Moscow has charged 92 members of Ukrainian armed forces with crimes against humanity and proposed a new international tribunal that would handle the investigation, Alexander Bastrykin, the head of Russia’s investigative committee, said in remarks published overnight.

The announcement comes after the United States and more than 40 other nations agreed on July 14 to coordinate investigations into suspected war crimes in Ukraine, mostly concerning alleged actions by Russian forces and their proxies.

Under the grain agreement, a Joint Coordination Center staffed by officials from Ukraine, Russia, the United Nations and Turkey will monitor ships passing the Black Sea to Turkey’s Bosporus Strait and on to world markets.

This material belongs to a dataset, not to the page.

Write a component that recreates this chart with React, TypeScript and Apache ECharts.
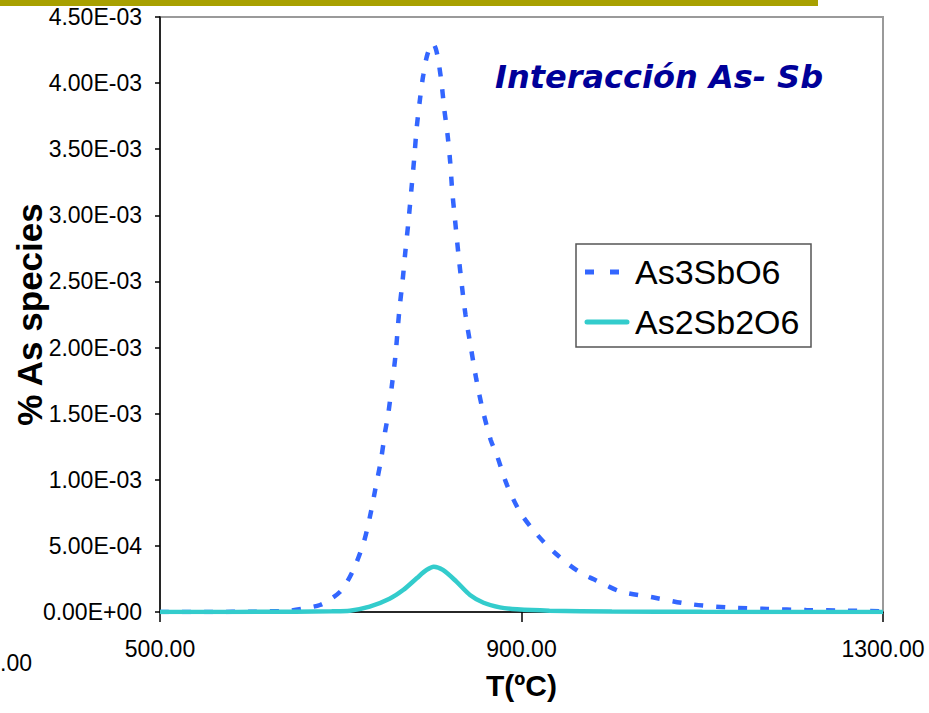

All sides agreed on Friday there would be no attacks on them.

Ukraine and Russia are major global wheat exporters and the blockade has trapped tens of millions of tonnes of grain, worsening global supply chain bottlenecks.

Along with Western sanctions on Russia, it has stoked food and energy price inflation, driving some 47 million people into ‘acute hunger,’ according to the World Food Programme.

Moscow denies responsibility for the food crisis, blaming the sanctions for slowing its food and fertiliser exports and Ukraine for mining the approaches to its ports.

Ukraine has mined waters near its ports as part of its war defences but under Friday’s deal pilots will guide ships along safe channels.

Putin calls the war a ‘special military operation’ aimed at demilitarising Ukraine and rooting out dangerous nationalists. Kyiv and the West call this a baseless pretext for an aggressive land grab.